→ Instructions to follow: Output all the material that follows, exactly as given.

→ Provided data:
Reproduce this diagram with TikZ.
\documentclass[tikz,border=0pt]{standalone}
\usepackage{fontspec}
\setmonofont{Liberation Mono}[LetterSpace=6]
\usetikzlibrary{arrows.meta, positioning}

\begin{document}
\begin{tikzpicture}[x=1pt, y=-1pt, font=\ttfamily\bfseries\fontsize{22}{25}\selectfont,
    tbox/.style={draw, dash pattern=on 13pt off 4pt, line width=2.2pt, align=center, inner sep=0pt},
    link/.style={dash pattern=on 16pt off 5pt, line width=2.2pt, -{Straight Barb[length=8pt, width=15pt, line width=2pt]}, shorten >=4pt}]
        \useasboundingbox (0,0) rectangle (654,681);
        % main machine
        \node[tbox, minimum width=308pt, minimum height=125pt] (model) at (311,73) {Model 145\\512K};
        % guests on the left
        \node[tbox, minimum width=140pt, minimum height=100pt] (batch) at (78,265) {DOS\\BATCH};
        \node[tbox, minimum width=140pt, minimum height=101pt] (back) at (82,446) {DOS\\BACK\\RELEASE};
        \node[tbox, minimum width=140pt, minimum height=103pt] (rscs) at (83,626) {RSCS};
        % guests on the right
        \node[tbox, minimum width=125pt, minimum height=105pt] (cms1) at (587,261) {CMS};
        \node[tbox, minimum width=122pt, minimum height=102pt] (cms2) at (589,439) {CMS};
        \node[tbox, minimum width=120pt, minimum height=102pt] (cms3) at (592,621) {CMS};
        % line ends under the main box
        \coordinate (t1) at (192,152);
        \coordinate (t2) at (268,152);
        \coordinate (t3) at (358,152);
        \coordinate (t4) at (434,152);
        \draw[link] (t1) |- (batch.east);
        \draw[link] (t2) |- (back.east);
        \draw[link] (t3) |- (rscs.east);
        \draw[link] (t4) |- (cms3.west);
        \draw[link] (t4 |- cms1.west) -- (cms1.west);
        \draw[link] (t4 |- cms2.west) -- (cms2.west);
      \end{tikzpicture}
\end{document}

→ Problem solution:
Reproduce this diagram with TikZ.
\documentclass[tikz,border=0pt]{standalone}
\usepackage{fontspec}
\setmonofont{Liberation Mono}[LetterSpace=6]
\usetikzlibrary{arrows.meta, positioning}

\begin{document}
\begin{tikzpicture}[x=1pt, y=-1pt, font=\ttfamily\bfseries\fontsize{22}{25}\selectfont,
    tbox/.style={draw, dash pattern=on 13pt off 4pt, line width=2.2pt, align=center, inner sep=0pt},
    link/.style={dash pattern=on 16pt off 5pt, line width=2.2pt, -{Straight Barb[length=8pt, width=15pt, line width=2pt]}, shorten >=4pt}]
        \useasboundingbox (0,0) rectangle (654,681);
        % main machine
        \node[tbox, minimum width=308pt, minimum height=125pt] (model) at (311,73) {Model 145\\512K};
        % guests on the left
        \node[tbox, minimum width=140pt, minimum height=100pt] (batch) at (78,265) {DOS\\BATCH};
        \node[tbox, minimum width=140pt, minimum height=101pt] (back) at (82,446) {DOS\\BACK\\RELEASE};
        \node[tbox, minimum width=140pt, minimum height=103pt] (rscs) at (83,626) {RSCS};
        % guests on the right
        \node[tbox, minimum width=125pt, minimum height=105pt] (cms1) at (587,261) {CMS};
        \node[tbox, minimum width=122pt, minimum height=102pt] (cms2) at (589,439) {CMS};
        \node[tbox, minimum width=120pt, minimum height=102pt] (cms3) at (592,621) {CMS};
        % line ends under the main box
        \coordinate (t1) at (192,152);
        \coordinate (t2) at (268,152);
        \coordinate (t3) at (358,152);
        \coordinate (t4) at (434,152);
        \draw[link] (t1) |- (batch.east);
        \draw[link] (t2) |- (back.east);
        \draw[link] (t3) |- (rscs.east);
        \draw[link] (t4) |- (cms3.west);
        \draw[link] (t4 |- cms1.west) -- (cms1.west);
        \draw[link] (t4 |- cms2.west) -- (cms2.west);
      \end{tikzpicture}
\end{document}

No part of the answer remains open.